[Start Information supplied]

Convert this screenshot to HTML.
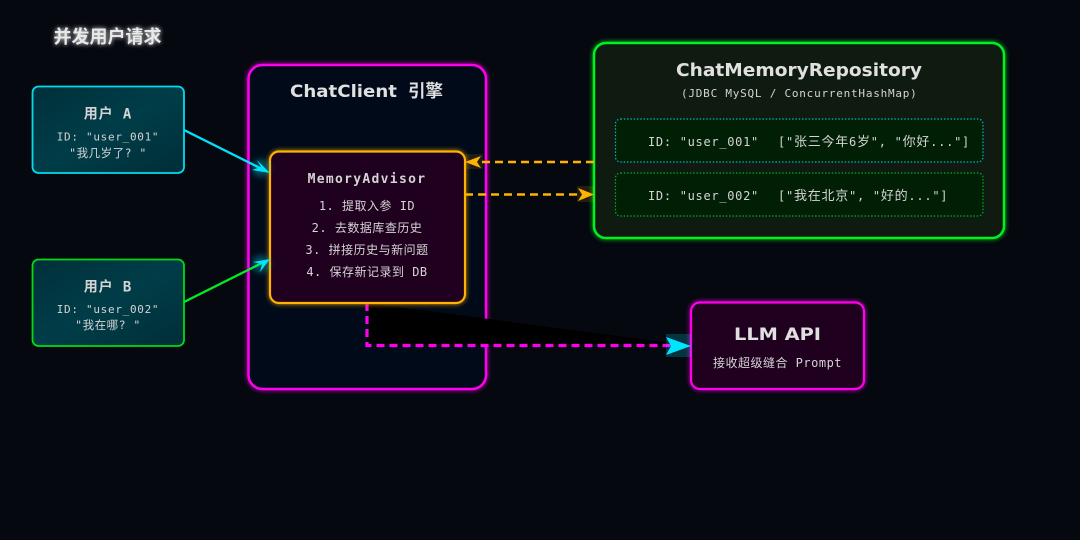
<!DOCTYPE html>
<html><head><meta charset="utf-8"><style>
html,body{margin:0;padding:0;background:#05080f;width:1080px;height:540px;overflow:hidden}
svg{display:block}
.m{font-family:"DejaVu Sans Mono","Liberation Mono","Noto Sans CJK SC",monospace;fill:#d4d4d4}
.t{font-family:"DejaVu Sans","Liberation Sans","Noto Sans CJK SC",sans-serif;fill:#e0e0e0;font-weight:bold}
.c{font-size:13px}
</style></head><body>
<svg width="1080" height="540" viewBox="0 0 1080 540" xmlns="http://www.w3.org/2000/svg">
<defs>
<filter id="g" x="-20%" y="-20%" width="140%" height="140%" color-interpolation-filters="sRGB"><feGaussianBlur stdDeviation="2.5" result="b"/><feMerge><feMergeNode in="b"/><feMergeNode in="SourceGraphic"/></feMerge></filter>
<filter id="tg" x="-20%" y="-50%" width="140%" height="200%" color-interpolation-filters="sRGB"><feGaussianBlur stdDeviation="2.5" result="b"/><feMerge><feMergeNode in="b"/><feMergeNode in="SourceGraphic"/></feMerge></filter>
<filter id="bl" x="-50%" y="-50%" width="200%" height="200%" color-interpolation-filters="sRGB"><feGaussianBlur stdDeviation="3"/></filter>
<linearGradient id="ug" x1="0" y1="0" x2="1" y2="1"><stop offset="0" stop-color="#00303a"/><stop offset=".5" stop-color="#003d48"/><stop offset="1" stop-color="#002e38"/></linearGradient>
</defs>
<rect width="1080" height="540" fill="#05080f"/>

<text x="107.500" y="43" text-anchor="middle" style="font-family:'Noto Sans CJK SC',sans-serif;font-weight:700;fill:#e8e8e8" font-size="18" filter="url(#tg)">并发用户请求</text>

<!-- ChatClient -->
<rect x="248.500" y="65" width="237.500" height="324" rx="14" fill="#000a18" stroke="#ff00ee" stroke-width="2.500" filter="url(#g)"/>
<text x="290" y="97" class="t" font-size="17" textLength="107" lengthAdjust="spacingAndGlyphs">ChatClient</text>
<text x="408" y="97" style="font-family:'Noto Sans CJK SC',sans-serif;font-weight:700;fill:#e0e0e0" font-size="17.500">引擎</text>

<!-- Repo -->
<rect x="594" y="43" width="410" height="195" rx="12" fill="#0f1a10" stroke="#00f020" stroke-width="2.500" filter="url(#g)"/>
<text x="676" y="76" class="t" font-size="18" textLength="246" lengthAdjust="spacingAndGlyphs">ChatMemoryRepository</text>
<text x="681" y="97" class="m" font-size="11" letter-spacing=".77">(JDBC MySQL / ConcurrentHashMap)</text>
<rect x="615.500" y="119" width="367.500" height="43" rx="5" fill="#001f05" stroke="#00b8c8" stroke-width="1.200" stroke-dasharray="1.500 1.800"/>
<rect x="615.500" y="173" width="367.500" height="43" rx="5" fill="#001f05" stroke="#00b020" stroke-width="1.200" stroke-dasharray="1.500 1.800"/>
<text x="648" y="146" class="m" font-size="12" letter-spacing=".7">ID: "user_001"</text>
<text x="778" y="146" class="m" font-size="12" letter-spacing=".75">["<tspan class="c">张三今年</tspan>6<tspan class="c">岁</tspan>", "<tspan class="c">你好</tspan>..."]</text>
<text x="648" y="200" class="m" font-size="12" letter-spacing=".7">ID: "user_002"</text>
<text x="778" y="200" class="m" font-size="12" letter-spacing=".75">["<tspan class="c">我在北京</tspan>", "<tspan class="c">好的</tspan>..."]</text>

<!-- User A -->
<rect x="32.500" y="86.500" width="151.500" height="86.500" rx="6" fill="url(#ug)" stroke="#00dcee" stroke-width="1.800"/>
<text x="108" y="118.500" text-anchor="middle" class="m" font-size="14" letter-spacing=".9" font-weight="bold">用户 A</text>
<text x="108" y="140.500" text-anchor="middle" class="m" font-size="11" letter-spacing=".7">ID: "user_001"</text>
<text x="108" y="157" text-anchor="middle" class="m" font-size="11.500" letter-spacing=".5">"我几岁了? "</text>

<!-- User B -->
<rect x="32.500" y="259.500" width="151.500" height="86.500" rx="6" fill="url(#ug)" stroke="#00dc10" stroke-width="1.800"/>
<text x="108" y="291.500" text-anchor="middle" class="m" font-size="14" letter-spacing=".9" font-weight="bold">用户 B</text>
<text x="108" y="313" text-anchor="middle" class="m" font-size="11" letter-spacing=".7">ID: "user_002"</text>
<text x="108" y="329" text-anchor="middle" class="m" font-size="11.500" letter-spacing=".5">"我在哪? "</text>

<!-- black fill + dashed connector -->
<path d="M367,303 L367,345.500 L690,345.500 Z" fill="#000"/>
<path d="M367,303 L367,345.500 L672,345.500" fill="none" stroke="#ff00ee" stroke-width="3.200" stroke-dasharray="8 5"/>

<!-- Memory Advisor -->
<rect x="270" y="151.500" width="195" height="151.500" rx="9" fill="#20001f" stroke="#ffb300" stroke-width="2.200" filter="url(#g)"/>
<text x="367" y="183" text-anchor="middle" class="m" font-size="13" font-weight="bold" letter-spacing="1.300">MemoryAdvisor</text>
<text x="367" y="210" text-anchor="middle" class="m" font-size="12" letter-spacing=".5">1. 提取入参 ID</text>
<text x="367" y="232" text-anchor="middle" class="m" font-size="12" letter-spacing=".5">2. 去数据库查历史</text>
<text x="367" y="254" text-anchor="middle" class="m" font-size="12" letter-spacing=".5">3. 拼接历史与新问题</text>
<text x="367" y="276" text-anchor="middle" class="m" font-size="12" letter-spacing=".5">4. 保存新记录到 DB</text>

<!-- LLM -->
<rect x="691" y="302.500" width="173" height="86.500" rx="9" fill="#20001f" stroke="#ff00ee" stroke-width="2.200" filter="url(#g)"/>
<text x="734" y="340" class="t" font-size="17" textLength="87" lengthAdjust="spacingAndGlyphs">LLM API</text>
<text x="777.500" y="367" text-anchor="middle" class="m" font-size="12" letter-spacing=".5">接收超级缝合 Prompt</text>

<!-- Connectors -->
<line x1="184" y1="130" x2="262" y2="169" stroke="#00e5ff" stroke-width="2.200"/>
<line x1="184" y1="302" x2="262" y2="263" stroke="#00f020" stroke-width="2.200"/>
<line x1="594" y1="162" x2="480" y2="162" stroke="#ffb300" stroke-width="2.600" stroke-dasharray="8 5"/>
<line x1="465" y1="194.500" x2="580" y2="194.500" stroke="#ffb300" stroke-width="2.600" stroke-dasharray="8 5"/>

<!-- glow patches -->
<rect x="666" y="334" width="25" height="23" fill="#00e5ff" opacity=".2"/>
<rect x="465" y="154" width="18" height="15" fill="#ffb300" opacity=".12"/>
<rect x="577" y="186" width="17" height="16" fill="#ffb300" opacity=".12"/>
<circle cx="261" cy="168" r="9" fill="#00e5ff" opacity=".3" filter="url(#bl)"/>
<circle cx="261" cy="264" r="9" fill="#00e5ff" opacity=".3" filter="url(#bl)"/>

<!-- Arrowheads -->
<polygon points="270,173 252,170 261,167 257,160" fill="#00e5ff"/>
<polygon points="270,259 253,262 262,264 260,272" fill="#00e5ff"/>
<polygon points="691,346 666,337 671,346 666,355" fill="#00e5ff"/>
<polygon points="465,162 481,156 477,162 481,168" fill="#ffb300"/>
<polygon points="594,194.500 578,188 582,194.500 578,201" fill="#ffb300"/>
</svg>
</body></html>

[End Information supplied]

## Requirement
Reproduce the data above in full, exactly as it is, with the pictures left out.

## Reply
Convert this screenshot to HTML.
<!DOCTYPE html>
<html><head><meta charset="utf-8"><style>
html,body{margin:0;padding:0;background:#05080f;width:1080px;height:540px;overflow:hidden}
svg{display:block}
.m{font-family:"DejaVu Sans Mono","Liberation Mono","Noto Sans CJK SC",monospace;fill:#d4d4d4}
.t{font-family:"DejaVu Sans","Liberation Sans","Noto Sans CJK SC",sans-serif;fill:#e0e0e0;font-weight:bold}
.c{font-size:13px}
</style></head><body>
<svg width="1080" height="540" viewBox="0 0 1080 540" xmlns="http://www.w3.org/2000/svg">
<defs>
<filter id="g" x="-20%" y="-20%" width="140%" height="140%" color-interpolation-filters="sRGB"><feGaussianBlur stdDeviation="2.5" result="b"/><feMerge><feMergeNode in="b"/><feMergeNode in="SourceGraphic"/></feMerge></filter>
<filter id="tg" x="-20%" y="-50%" width="140%" height="200%" color-interpolation-filters="sRGB"><feGaussianBlur stdDeviation="2.5" result="b"/><feMerge><feMergeNode in="b"/><feMergeNode in="SourceGraphic"/></feMerge></filter>
<filter id="bl" x="-50%" y="-50%" width="200%" height="200%" color-interpolation-filters="sRGB"><feGaussianBlur stdDeviation="3"/></filter>
<linearGradient id="ug" x1="0" y1="0" x2="1" y2="1"><stop offset="0" stop-color="#00303a"/><stop offset=".5" stop-color="#003d48"/><stop offset="1" stop-color="#002e38"/></linearGradient>
</defs>
<rect width="1080" height="540" fill="#05080f"/>

<text x="107.500" y="43" text-anchor="middle" style="font-family:'Noto Sans CJK SC',sans-serif;font-weight:700;fill:#e8e8e8" font-size="18" filter="url(#tg)">并发用户请求</text>

<!-- ChatClient -->
<rect x="248.500" y="65" width="237.500" height="324" rx="14" fill="#000a18" stroke="#ff00ee" stroke-width="2.500" filter="url(#g)"/>
<text x="290" y="97" class="t" font-size="17" textLength="107" lengthAdjust="spacingAndGlyphs">ChatClient</text>
<text x="408" y="97" style="font-family:'Noto Sans CJK SC',sans-serif;font-weight:700;fill:#e0e0e0" font-size="17.500">引擎</text>

<!-- Repo -->
<rect x="594" y="43" width="410" height="195" rx="12" fill="#0f1a10" stroke="#00f020" stroke-width="2.500" filter="url(#g)"/>
<text x="676" y="76" class="t" font-size="18" textLength="246" lengthAdjust="spacingAndGlyphs">ChatMemoryRepository</text>
<text x="681" y="97" class="m" font-size="11" letter-spacing=".77">(JDBC MySQL / ConcurrentHashMap)</text>
<rect x="615.500" y="119" width="367.500" height="43" rx="5" fill="#001f05" stroke="#00b8c8" stroke-width="1.200" stroke-dasharray="1.500 1.800"/>
<rect x="615.500" y="173" width="367.500" height="43" rx="5" fill="#001f05" stroke="#00b020" stroke-width="1.200" stroke-dasharray="1.500 1.800"/>
<text x="648" y="146" class="m" font-size="12" letter-spacing=".7">ID: "user_001"</text>
<text x="778" y="146" class="m" font-size="12" letter-spacing=".75">["<tspan class="c">张三今年</tspan>6<tspan class="c">岁</tspan>", "<tspan class="c">你好</tspan>..."]</text>
<text x="648" y="200" class="m" font-size="12" letter-spacing=".7">ID: "user_002"</text>
<text x="778" y="200" class="m" font-size="12" letter-spacing=".75">["<tspan class="c">我在北京</tspan>", "<tspan class="c">好的</tspan>..."]</text>

<!-- User A -->
<rect x="32.500" y="86.500" width="151.500" height="86.500" rx="6" fill="url(#ug)" stroke="#00dcee" stroke-width="1.800"/>
<text x="108" y="118.500" text-anchor="middle" class="m" font-size="14" letter-spacing=".9" font-weight="bold">用户 A</text>
<text x="108" y="140.500" text-anchor="middle" class="m" font-size="11" letter-spacing=".7">ID: "user_001"</text>
<text x="108" y="157" text-anchor="middle" class="m" font-size="11.500" letter-spacing=".5">"我几岁了? "</text>

<!-- User B -->
<rect x="32.500" y="259.500" width="151.500" height="86.500" rx="6" fill="url(#ug)" stroke="#00dc10" stroke-width="1.800"/>
<text x="108" y="291.500" text-anchor="middle" class="m" font-size="14" letter-spacing=".9" font-weight="bold">用户 B</text>
<text x="108" y="313" text-anchor="middle" class="m" font-size="11" letter-spacing=".7">ID: "user_002"</text>
<text x="108" y="329" text-anchor="middle" class="m" font-size="11.500" letter-spacing=".5">"我在哪? "</text>

<!-- black fill + dashed connector -->
<path d="M367,303 L367,345.500 L690,345.500 Z" fill="#000"/>
<path d="M367,303 L367,345.500 L672,345.500" fill="none" stroke="#ff00ee" stroke-width="3.200" stroke-dasharray="8 5"/>

<!-- Memory Advisor -->
<rect x="270" y="151.500" width="195" height="151.500" rx="9" fill="#20001f" stroke="#ffb300" stroke-width="2.200" filter="url(#g)"/>
<text x="367" y="183" text-anchor="middle" class="m" font-size="13" font-weight="bold" letter-spacing="1.300">MemoryAdvisor</text>
<text x="367" y="210" text-anchor="middle" class="m" font-size="12" letter-spacing=".5">1. 提取入参 ID</text>
<text x="367" y="232" text-anchor="middle" class="m" font-size="12" letter-spacing=".5">2. 去数据库查历史</text>
<text x="367" y="254" text-anchor="middle" class="m" font-size="12" letter-spacing=".5">3. 拼接历史与新问题</text>
<text x="367" y="276" text-anchor="middle" class="m" font-size="12" letter-spacing=".5">4. 保存新记录到 DB</text>

<!-- LLM -->
<rect x="691" y="302.500" width="173" height="86.500" rx="9" fill="#20001f" stroke="#ff00ee" stroke-width="2.200" filter="url(#g)"/>
<text x="734" y="340" class="t" font-size="17" textLength="87" lengthAdjust="spacingAndGlyphs">LLM API</text>
<text x="777.500" y="367" text-anchor="middle" class="m" font-size="12" letter-spacing=".5">接收超级缝合 Prompt</text>

<!-- Connectors -->
<line x1="184" y1="130" x2="262" y2="169" stroke="#00e5ff" stroke-width="2.200"/>
<line x1="184" y1="302" x2="262" y2="263" stroke="#00f020" stroke-width="2.200"/>
<line x1="594" y1="162" x2="480" y2="162" stroke="#ffb300" stroke-width="2.600" stroke-dasharray="8 5"/>
<line x1="465" y1="194.500" x2="580" y2="194.500" stroke="#ffb300" stroke-width="2.600" stroke-dasharray="8 5"/>

<!-- glow patches -->
<rect x="666" y="334" width="25" height="23" fill="#00e5ff" opacity=".2"/>
<rect x="465" y="154" width="18" height="15" fill="#ffb300" opacity=".12"/>
<rect x="577" y="186" width="17" height="16" fill="#ffb300" opacity=".12"/>
<circle cx="261" cy="168" r="9" fill="#00e5ff" opacity=".3" filter="url(#bl)"/>
<circle cx="261" cy="264" r="9" fill="#00e5ff" opacity=".3" filter="url(#bl)"/>

<!-- Arrowheads -->
<polygon points="270,173 252,170 261,167 257,160" fill="#00e5ff"/>
<polygon points="270,259 253,262 262,264 260,272" fill="#00e5ff"/>
<polygon points="691,346 666,337 671,346 666,355" fill="#00e5ff"/>
<polygon points="465,162 481,156 477,162 481,168" fill="#ffb300"/>
<polygon points="594,194.500 578,188 582,194.500 578,201" fill="#ffb300"/>
</svg>
</body></html>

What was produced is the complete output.